The deep problem is that the Founders’ rationale for having the entire House come up for election every two years — which was to encourage turn-over — has backfired. Now it encourages retention. Off the top of my head, I can think of several factors that would drive this tendency like name recognition, a preference for continuity over change and a sense of comfort with the current office holder over a newcomer without a significant public record.
So, not surprisingly, the likelihood of re-election is now high, so high that the real election isn’t in November. It’s in the earlier primary. The way to knock someone out of their seat is to go after them in the primary — a tactic now so common that “to primary” has become a common verb.
This political gambit, of course, drives the parties to even greater polarization because it is typically the extreme wing that gets its knickers in a twist over the excessive moderation of the current congressperson and comes swooping in from the radical wing. We saw this in dramatic fashion when Eric Cantor, then the House Majority Leader, got tossed into the dumpster by an obscure economist named David Brat, whom no one had even heard of before and who, according to Cook’s analysis, is a virtual shoe-in for re-election.
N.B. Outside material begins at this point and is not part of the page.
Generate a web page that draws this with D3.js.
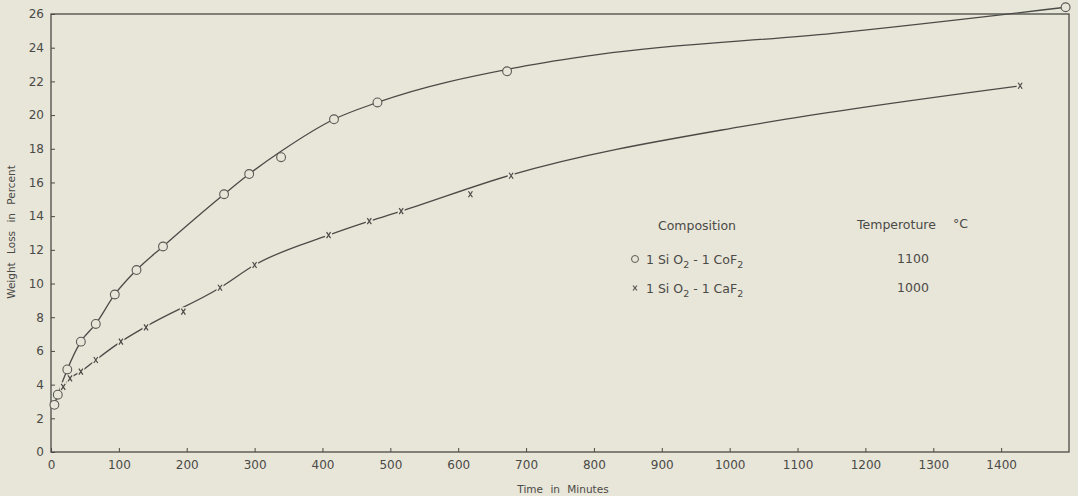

FWIW, Brat aligned himself with the extreme right-wing Freedom Caucus and has accomplished essentially nothing but be a reliable vote to block any legislation proposed by any Democrat.
This end-point seems to be an inevitable and troubling outcome of our form of government, one that the Parliamentary system avoids. The only solution I can see is for moderates to become so infuriated with the extremists that they primary them with more reasonable candidates. We’ll see if this strategy emerges in any meaningful way in the next couple of election cycles.